发明名称 Automatic labeling and control of audio algorithms by audio recognition
摘要 Controlling a multimedia software application using high-level metadata features and symbolic object labels derived from an audio source, wherein a first-pass of low-level signal analysis is performed, followed by a stage of statistical and perceptual processing, followed by a symbolic machine-learning or data-mining processing component is disclosed. This multi-stage analysis system delivers high-level metadata features, sound object identifiers, stream labels or other symbolic metadata to the application scripts or programs, which use the data to configure processing chains, or map it to other media. Embodiments of the invention can be incorporated into multimedia content players, musical instruments, recording studio equipment, installed and live sound equipment, broadcast equipment, metadata-generation applications, software-as-a-service applications, search engines, and mobile devices.

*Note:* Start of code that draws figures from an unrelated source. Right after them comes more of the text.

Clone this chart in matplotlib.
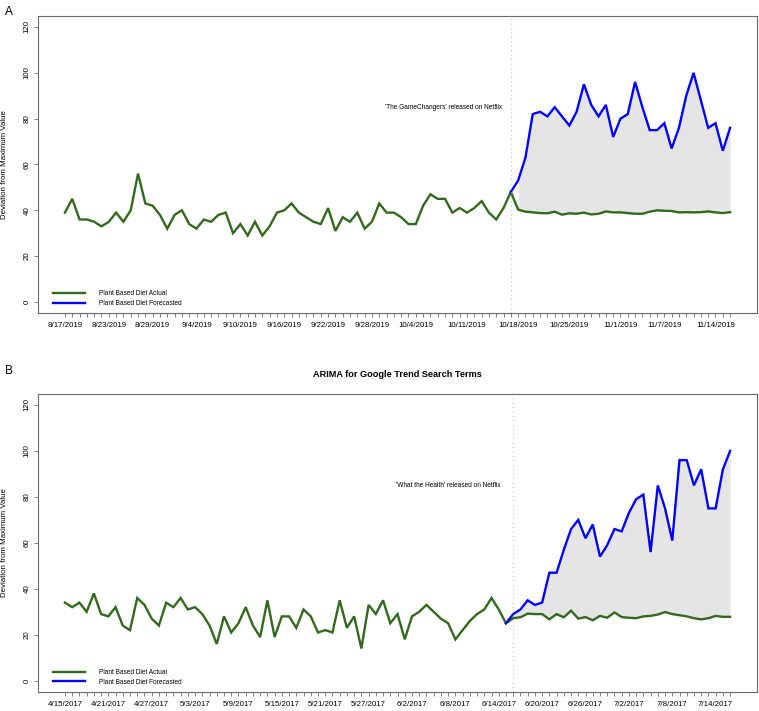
import pandas as pd
import matplotlib
matplotlib.use("Agg")
import matplotlib.pyplot as plt

plt.rcParams['font.family'] = ['Liberation Sans', 'DejaVu Sans']

GREEN = '#33691e'
BLUE = '#0000ff'
FILL = '#e5e5e5'
FRAME = '#6a6a6a'

# Panel A: 'The GameChangers' (daily search interest from 8/17/2019)
a_start = '2019-08-17'
a_actual = [39, 45, 36, 36, 35, 33, 35, 39, 35, 40, 56, 43, 42, 38, 32, 38,
            40, 34, 32, 36, 35, 38, 39, 30, 34, 29, 35, 29, 33, 39, 40, 43,
            39, 37, 35, 34, 41, 31, 37, 35, 39, 32, 35, 43, 39, 39, 37, 34,
            34, 42, 47, 45, 45, 39, 41, 39, 41, 44, 39, 36, 41, 48,
            40.3, 39.4, 39.1, 38.8, 38.7, 39.4, 38.1, 38.7, 38.5, 39.0,
            38.2, 38.5, 39.5, 39.1, 39.1, 38.8, 38.5, 38.5, 39.4, 40.0,
            39.8, 39.7, 39.1, 39.2, 39.1, 39.2, 39.5, 39.1, 38.8, 39.2]
a_forecast = [48, 53, 63, 82, 83, 81, 85, 81, 77, 83, 95, 86, 81, 86, 72, 80,
              82, 96, 85, 75, 75, 78, 67, 76, 90, 100, 88, 76, 78, 66, 76]
a_release = '2019-10-17'
a_note = "'The GameChangers' released on Netflix"
a_tick_labels = ['8/17/2019', '8/23/2019', '8/29/2019', '9/4/2019', '9/10/2019',
                 '9/16/2019', '9/22/2019', '9/28/2019', '10/4/2019', '10/11/2019',
                 '10/18/2019', '10/25/2019', '11/1/2019', '11/7/2019', '11/14/2019']

# Panel B: 'What the Health' (daily search interest from 4/15/2017)
b_start = '2017-04-15'
b_actual = [34, 32, 34, 30, 38, 29, 28, 32, 24, 22, 36, 33, 27, 24, 34, 32,
            36, 31, 32, 29, 24, 16, 28, 21, 25, 32, 24, 19, 35, 19, 28, 28,
            23, 31, 28, 21, 22, 21, 35, 23, 28, 14, 33, 29, 35, 25, 29, 18,
            28, 30, 33, 30, 27, 25, 18, 22, 26, 29, 31, 36, 31, 25,
            27.2, 27.6, 29.2, 29.0, 29.0, 26.7, 29.0, 27.6, 30.5, 27.0,
            27.7, 26.3, 28.2, 27.4, 29.7, 27.7, 27.4, 27.2, 28.0, 28.2,
            28.8, 29.9, 29.0, 28.5, 28.0, 27.2, 26.7, 27.2, 28.2, 27.8, 27.8]
b_forecast = [25, 29, 31, 35, 33, 34, 47, 47, 57, 66, 70, 62, 68, 54, 59, 66,
              65, 73, 79, 81, 56, 85, 75, 61, 96, 96, 85, 92, 75, 75, 92, 100]
b_release = '2017-06-16'
b_note = "'What the Health' released on Netflix"
b_tick_labels = ['4/15/2017', '4/21/2017', '4/27/2017', '5/3/2017', '5/9/2017',
                 '5/15/2017', '5/21/2017', '5/27/2017', '6/2/2017', '6/8/2017',
                 '6/14/2017', '6/20/2017', '6/26/2017', '7/2/2017', '7/8/2017',
                 '7/14/2017']


def draw_panel(ax, start, actual, forecast, release, note, tick_labels, note_dx):
    dates = pd.date_range(start, periods=len(actual), freq='D')
    names = [f"{d.month}/{d.day}/{d.year}" for d in dates]
    x = list(range(len(actual)))
    split = len(actual) - len(forecast)
    xf = x[split:]

    # shaded gap between forecast and actual
    ax.fill_between(xf[1:], actual[split + 1:], forecast[1:], color=FILL, lw=0)
    ax.plot(x, actual, color=GREEN, lw=1.7, solid_joinstyle='miter',
            label='Plant Based Diet Actual')
    ax.plot(xf, forecast, color=BLUE, lw=1.7, solid_joinstyle='miter',
            label='Plant Based Diet Forecasted')

    rel = names.index(f"{pd.Timestamp(release).month}/{pd.Timestamp(release).day}/"
                      f"{pd.Timestamp(release).year}")
    ax.axvline(rel, color='#bdbdbd', lw=0.8, ls=(0, (1, 3)))
    ax.annotate(note, xy=(rel, 85), xytext=(note_dx, 0), textcoords='offset points',
                ha='right', va='center', fontsize=4.7)

    pad = 0.04 * (len(actual) - 1)
    ax.set_xlim(-pad, len(actual) - 1 + pad)
    ax.set_ylim(-4.8, 124.8)

    ax.set_xticks(x)
    ax.set_xticklabels([n if n in tick_labels else '' for n in names])
    ax.set_yticks(range(0, 121, 20))
    ax.set_yticklabels([str(v) for v in range(0, 121, 20)], rotation=90, va='center')
    ax.tick_params(axis='both', direction='out', length=3.2, width=0.6,
                   color=FRAME, labelsize=5.7, pad=2.5)
    ax.tick_params(axis='x', pad=3.5)
    for s in ax.spines.values():
        s.set_color(FRAME)
        s.set_linewidth(0.8)

    ax.legend(loc='lower left', bbox_to_anchor=(0.02, 0.02), frameon=False,
              fontsize=4.7, handlelength=4.9, handletextpad=2.2,
              labelspacing=0.45, borderpad=0, borderaxespad=0)


fig = plt.figure(figsize=(7.59, 7.11), dpi=100)
ax_a = fig.add_axes([0.0505, 0.5598, 0.9465, 0.4177])
ax_b = fig.add_axes([0.0505, 0.0271, 0.9465, 0.4188])

draw_panel(ax_a, a_start, a_actual, a_forecast, a_release, a_note, a_tick_labels, -6.5)
draw_panel(ax_b, b_start, b_actual, b_forecast, b_release, b_note, b_tick_labels, -9)

ax_b.set_title('ARIMA for Google Trend Search Terms', fontsize=6.6,
               fontweight='bold', pad=12)

for ax in (ax_a, ax_b):
    pos = ax.get_position()
    fig.text(5 / 759, (pos.y0 + pos.y1) / 2, 'Deviation from Maximum Value',
             rotation=90, ha='center', va='center', fontsize=5.7)

fig.text(5 / 759, 1 - 12 / 711, 'A', fontsize=8.5, va='center')
fig.text(5 / 759, 1 - 371 / 711, 'B', fontsize=8.5, va='center')

fig.savefig('out.png', dpi=100)
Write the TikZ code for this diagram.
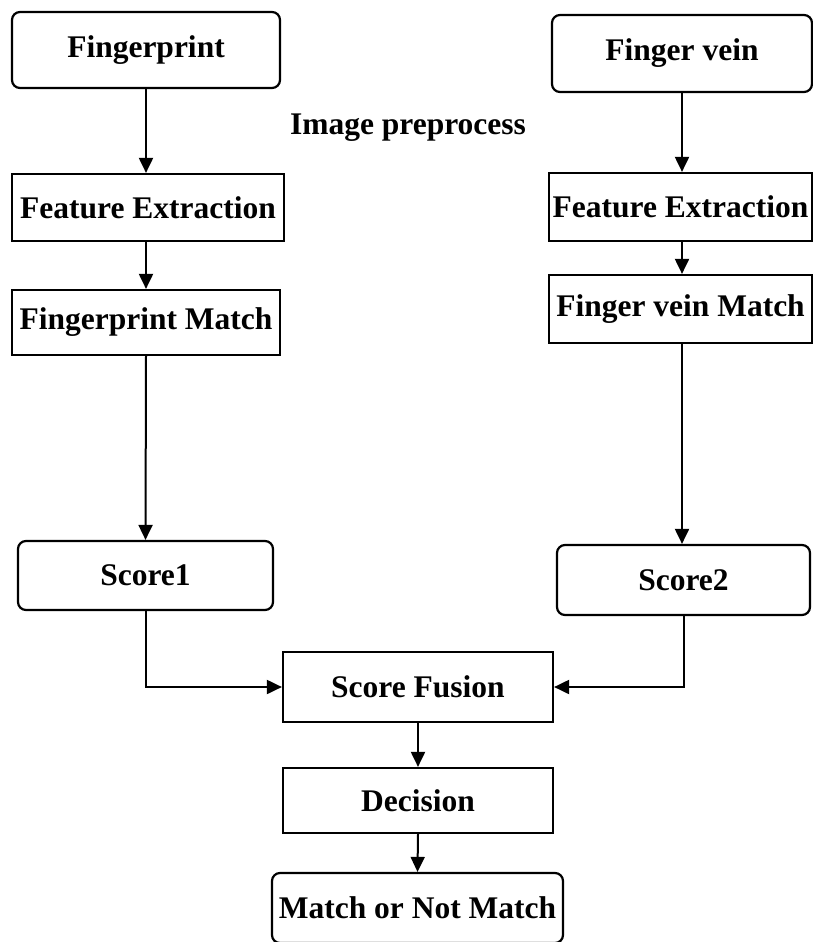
\documentclass[tikz,border=0pt]{standalone}
\usepackage{fontspec}
\setmainfont{Liberation Serif}
\usetikzlibrary{arrows.meta}
\begin{document}
\begin{tikzpicture}[x=1pt,y=-1pt,
  box/.style={draw, line width=2.2pt, inner sep=0pt, anchor=center,
    font=\fontsize{31.5}{34}\selectfont\bfseries},
  rbox/.style={box, rounded corners=8pt},
  flow/.style={line width=2pt, -{Triangle[length=15pt,width=14pt]}}]
\useasboundingbox (0,0) rectangle (813,942);

% left branch: fingerprint
\node[rbox, minimum width=268pt, minimum height=76pt] (fp)  at (146,50)    {Fingerprint};
\node[box,  minimum width=272pt, minimum height=67pt] (fe1) at (148,207.5) {Feature Extraction};
\node[box,  minimum width=268pt, minimum height=65pt] (fm)  at (146,322.5) {Fingerprint Match};
\node[rbox, minimum width=255pt, minimum height=69pt] (s1)  at (145.5,575.5) {Score1};

% right branch: finger vein
\node[rbox, minimum width=260pt, minimum height=77pt] (fv)  at (682,53.5)  {Finger vein};
\node[box,  minimum width=263pt, minimum height=68pt] (fe2) at (680.5,207) {Feature Extraction};
\node[box,  minimum width=263pt, minimum height=68pt] (fvm) at (680.5,309) {Finger vein Match};
\node[rbox, minimum width=253pt, minimum height=70pt] (s2)  at (683.5,580) {Score2};

% fusion and decision
\node[box,  minimum width=270pt, minimum height=70pt] (sf)  at (418,687)   {Score Fusion};
\node[box,  minimum width=270pt, minimum height=65pt] (dec) at (418,800.5) {Decision};
\node[rbox, minimum width=291pt, minimum height=70pt] (mnm) at (417.5,908) {Match or Not Match};

\node[font=\fontsize{31.5}{34}\selectfont\bfseries] (pre) at (408,128) {Image preprocess};

% connectors
\draw[flow] (fp.south)  -- (fp.south |- fe1.north);
\draw[flow] (fp.south |- fe1.south) -- (fp.south |- fm.north);
\draw[flow] (fm.south)  -- (s1.north);
\draw[flow] (s1.south)  |- (sf.west);

\draw[flow] (fv.south)  -- (fv.south |- fe2.north);
\draw[flow] (fv.south |- fe2.south) -- (fv.south |- fvm.north);
\draw[flow] (fv.south |- fvm.south) -- (fv.south |- s2.north);
\draw[flow] (s2.south)  |- (sf.east);

\draw[flow] (sf.south)  -- (dec.north);
\draw[flow] (dec.south) -- (mnm.north);
\end{tikzpicture}
\end{document}
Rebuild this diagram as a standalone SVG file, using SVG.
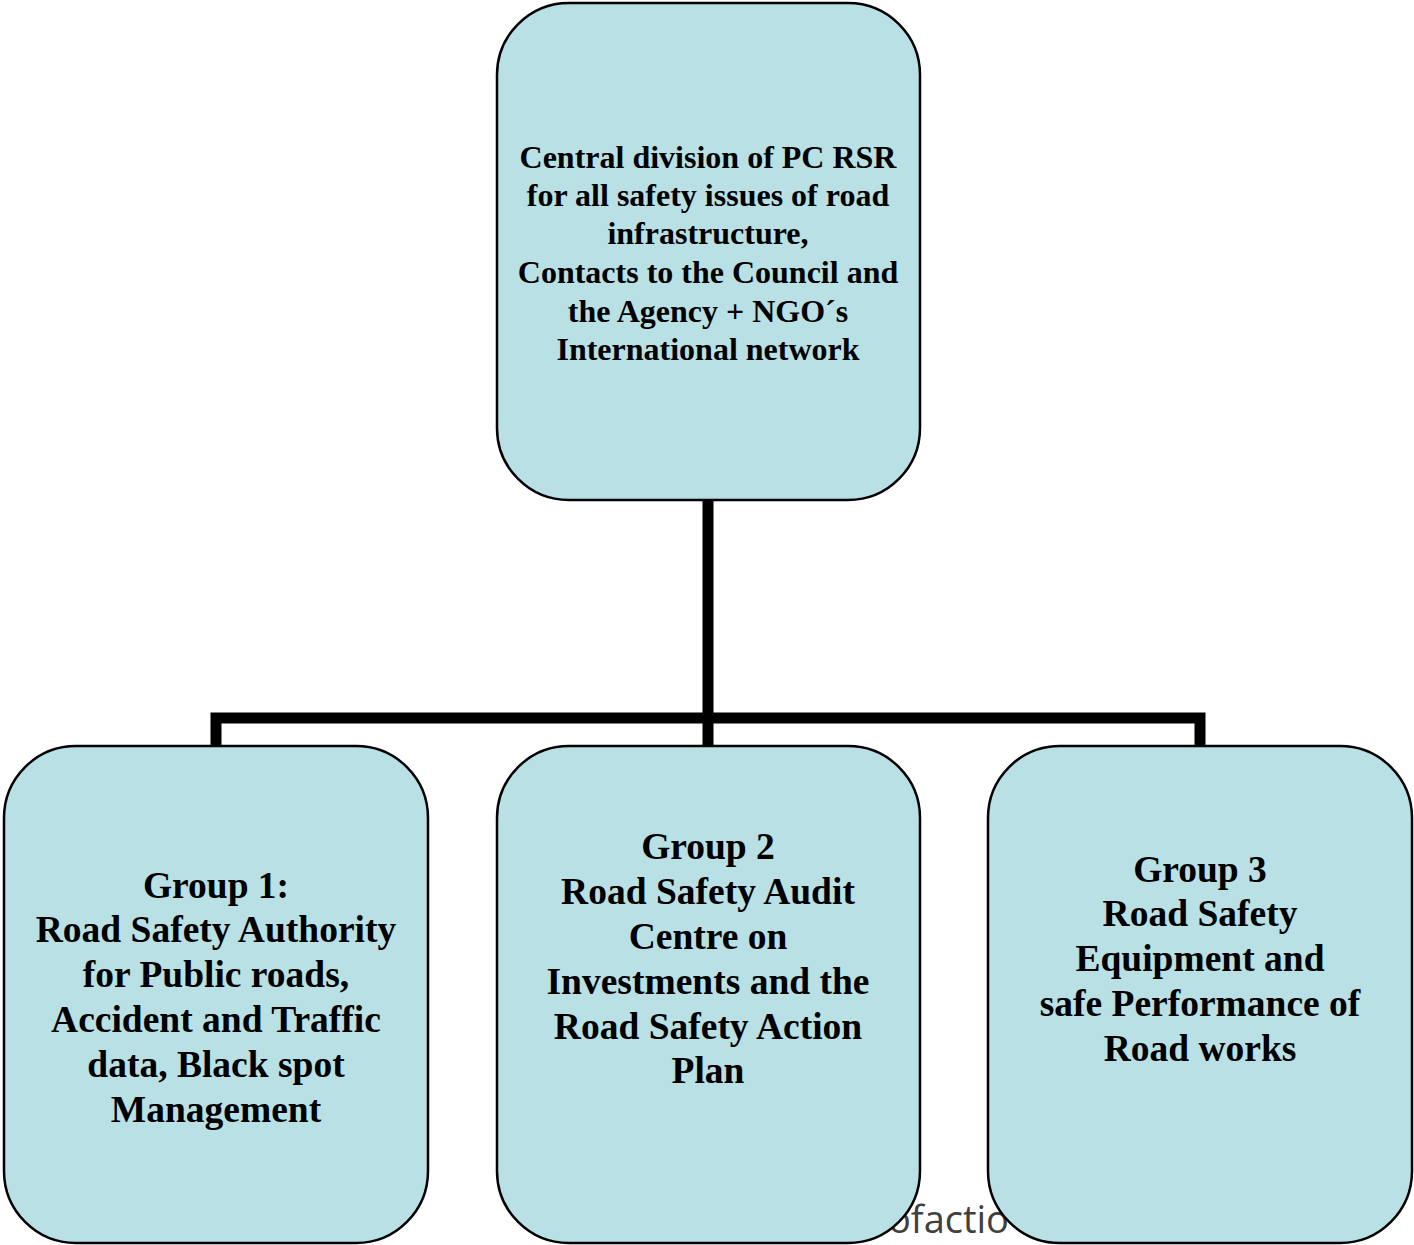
<svg xmlns="http://www.w3.org/2000/svg" width="1414" height="1245" viewBox="0 0 1414 1245">
<style>
.box{fill:#b9e0e4;stroke:#000;stroke-width:2.5}
.t{font-family:"Liberation Serif","Times New Roman",serif;font-weight:bold;fill:#000;text-anchor:middle}
.s{font-size:32px}
.b{font-size:37.5px}
.conn{fill:none;stroke:#000;stroke-width:11;stroke-linejoin:miter}
</style>
<rect width="1414" height="1245" fill="#fff"/>
<text x="888" y="1233" font-family="Open Sans,Liberation Sans,sans-serif" font-size="38" fill="#404040">ofactio</text>
<g id="connectors">
<path class="conn" d="M708 500 V718 M216 746 V718 H1200 V746 M708 718 V746"/>
</g>
<g id="central">
<rect class="box" x="497" y="3" width="423" height="497" rx="72" ry="72"/>
<text class="t s"><tspan x="708" y="168">Central division of PC RSR</tspan><tspan x="708" y="206">for all safety issues of road</tspan><tspan x="708" y="244">infrastructure,</tspan><tspan x="708" y="283">Contacts to the Council and</tspan><tspan x="708" y="322">the Agency + NGO´s</tspan><tspan x="708" y="360">International network</tspan></text>
</g>
<g id="group1">
<rect class="box" x="4" y="746" width="424" height="497" rx="72" ry="72"/>
<text class="t b"><tspan x="216" y="898">Group 1:</tspan><tspan x="216" y="942">Road Safety Authority</tspan><tspan x="216" y="987">for Public roads,</tspan><tspan x="216" y="1032">Accident and Traffic</tspan><tspan x="216" y="1077">data, Black spot</tspan><tspan x="216" y="1122">Management</tspan></text>
</g>
<g id="group2">
<rect class="box" x="497" y="746" width="423" height="497" rx="72" ry="72"/>
<text class="t b"><tspan x="708" y="859">Group 2</tspan><tspan x="708" y="904">Road Safety Audit</tspan><tspan x="708" y="949">Centre on</tspan><tspan x="708" y="994">Investments and the</tspan><tspan x="708" y="1039">Road Safety Action</tspan><tspan x="708" y="1083">Plan</tspan></text>
</g>
<g id="group3">
<rect class="box" x="988" y="746" width="424" height="497" rx="72" ry="72"/>
<text class="t b"><tspan x="1200" y="882">Group 3</tspan><tspan x="1200" y="926">Road Safety</tspan><tspan x="1200" y="971">Equipment and</tspan><tspan x="1200" y="1016">safe Performance of</tspan><tspan x="1200" y="1061">Road works</tspan></text>
</g>
</svg>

申请公布号 US9031243(B2) 申请公布日期 2015.05.12
申请号 US201012892843 申请日期 2010.09.28
申请人 iZotope, Inc. 发明人 LeBoeuf Jay;Pope Stephen
分类号 H04R29/00 主分类号 H04R29/00
代理机构 代理人 Lowry David
主权项 1. A non-transitory computer-readable storage medium having embodied thereon a program, the program being executable by a processor to perform a method for multi-stage audio signal analysis, the method comprising: performing a first-stage processing operation on an audio signal, the first stage processing operation including a windowed signal analysis to calculate from the audio signal statistical descriptor features that are stored in a raw feature vector; performing a second stage statistical processing operation on the raw feature vector to derive a reduced feature vector; performing a third stage processing operation on the reduced feature vector to derive at least one sound object label that refers to the original audio signal; and mapping the at least one sound object label into a stream of control events sent to a sound-object-driven, multimedia-aware software application, wherein the sound-object-driven multimedia-aware software application is responsive to the stream of control events to configure processing for the audio signal, and wherein any of the processing operations of the first through third stages are configurable.
地址 Cambridge MA US